My work often addresses the politics of immigrant culture through exploring how plants and flowers from developing countries are appropriated through trade. My work attempts to decolonize these histories and stories through the retelling of them and eventually, a reimagining of them in a way that is empowering.
As a Filipina sculptor, I embody the spiritual roots of my culture through the practice of glassblowing. As a ritual process of creation, glassblowing in in tune with the alchemical transformation of liquid to solid. It is an ancient tradition inherited from the old world. Specifically, I specialize in the technique of glass flameworking. This process uses a torch to hand sculpt glass and has been used for centuries to create detailed objects that are both decorative and functional. Often I recreate, shape and devise sculptural tools and experiences that engage the senses. The sculptures are often incorporated in installations that serve as sets for performances.
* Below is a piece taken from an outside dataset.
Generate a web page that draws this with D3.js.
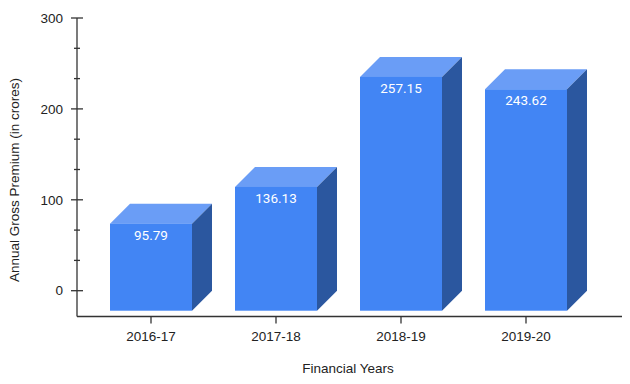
<!DOCTYPE html>
<html><head><meta charset="utf-8">
<script src="https://cdn.jsdelivr.net/npm/d3@7"></script>
<style>body{margin:0;background:#fff}svg{display:block;font-family:"Liberation Sans",Arial,sans-serif}</style>
</head><body><svg id="c" width="630" height="384"></svg>
<script>
const categories = ["2016-17","2017-18","2018-19","2019-20"];
const values = [95.79,136.13,257.15,243.62];
const yTicks = [0,100,200,300];
const yMinorTicks = [100/3,200/3,400/3,500/3,700/3,800/3];

const svg = d3.select("#c");
const depthX = 20, depthY = 20;
const y = d3.scaleLinear().domain([0,300]).range([290.7,18]);
const x = d3.scaleBand().domain(categories).range([88.5,588.5]);
const frontW = 82;
const cx = d => x(d) + x.bandwidth()/2;

const frontColor = "#4285f4", topColor = "#6a9df6", sideColor = "#2b579f";

// bars
const g = svg.append("g");
categories.forEach((c,i) => {
  const v = values[i];
  const fl = cx(c) - frontW/2, fr = fl + frontW;
  const ft = y(v) + depthY, fb = y(0) + depthY;
  const bar = g.append("g");
  bar.append("path").attr("fill", topColor)
    .attr("d", `M${fl},${ft}L${fl+depthX},${ft-depthY}L${fr+depthX},${ft-depthY}L${fr},${ft}Z`);
  bar.append("path").attr("fill", sideColor)
    .attr("d", `M${fr},${ft}L${fr+depthX},${ft-depthY}L${fr+depthX},${fb-depthY}L${fr},${fb}Z`);
  bar.append("rect").attr("fill", frontColor)
    .attr("x", fl).attr("y", ft).attr("width", frontW).attr("height", fb-ft);
  bar.append("text").attr("x", cx(c)).attr("y", ft + 16)
    .attr("text-anchor","middle").attr("fill","#fff").attr("font-size",13.5)
    .attr("font-family","Roboto,Arial,sans-serif")
    .text(v.toFixed(2));
});

// y axis
const ax = 77, axisBottom = 316.5;
svg.append("line").attr("x1",ax).attr("x2",ax).attr("y1",y(300)).attr("y2",axisBottom)
  .attr("stroke","#333").attr("stroke-width",1.3);
yTicks.forEach(t => {
  svg.append("line").attr("x1",ax-6).attr("x2",ax+6).attr("y1",y(t)).attr("y2",y(t))
    .attr("stroke","#333").attr("stroke-width",1.3);
  svg.append("text").attr("x",63).attr("y",y(t)).attr("dy","0.35em")
    .attr("text-anchor","end").attr("font-size",13.5).attr("fill","#222").text(t);
});
yMinorTicks.forEach(t => {
  svg.append("line").attr("x1",ax-3).attr("x2",ax+3).attr("y1",y(t)).attr("y2",y(t))
    .attr("stroke","#333").attr("stroke-width",1.3);
});

// x axis
svg.append("line").attr("x1",ax).attr("x2",622).attr("y1",axisBottom).attr("y2",axisBottom)
  .attr("stroke","#333").attr("stroke-width",1.3);
categories.forEach(c => {
  svg.append("line").attr("x1",cx(c)).attr("x2",cx(c)).attr("y1",axisBottom).attr("y2",axisBottom+7)
    .attr("stroke","#333").attr("stroke-width",1.3);
  svg.append("text").attr("x",cx(c)).attr("y",341)
    .attr("text-anchor","middle").attr("font-size",13.5).attr("fill","#222").text(c);
});

svg.append("text").attr("x",348).attr("y",373).attr("text-anchor","middle")
  .attr("font-size",13.5).attr("fill","#222").text("Financial Years");
svg.append("text").attr("transform","translate(19,180) rotate(-90)").attr("text-anchor","middle")
  .attr("font-size",13.5).attr("fill","#222").text("Annual Gross Premium (in crores)");
</script></body></html>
Scent plays a big part in my process. Scent is ephemeral and deeply connected to the part of our brain that interprets emotions. It has grown to become a strong presence in my practice for its ability to invoke the aspect of human beings that is often seen as “the feminine” – the feeling body. Scent is sentimental and one can enter it as if entering a poem or a room. Perfumery is the ultimate art of smell. It takes us beyond memory and emotion and into the spiritual. In its molecular form scent is ephemeral and alludes to the spirit through its quality of being invisible but undeniably present. It has a long tradition of healing the mind and body through the distillation of plants as they transform into different chemical and material states. The creation of perfume involves glass objects from its beginnings in the process of distillation to the final product—the vessel that encases the scent.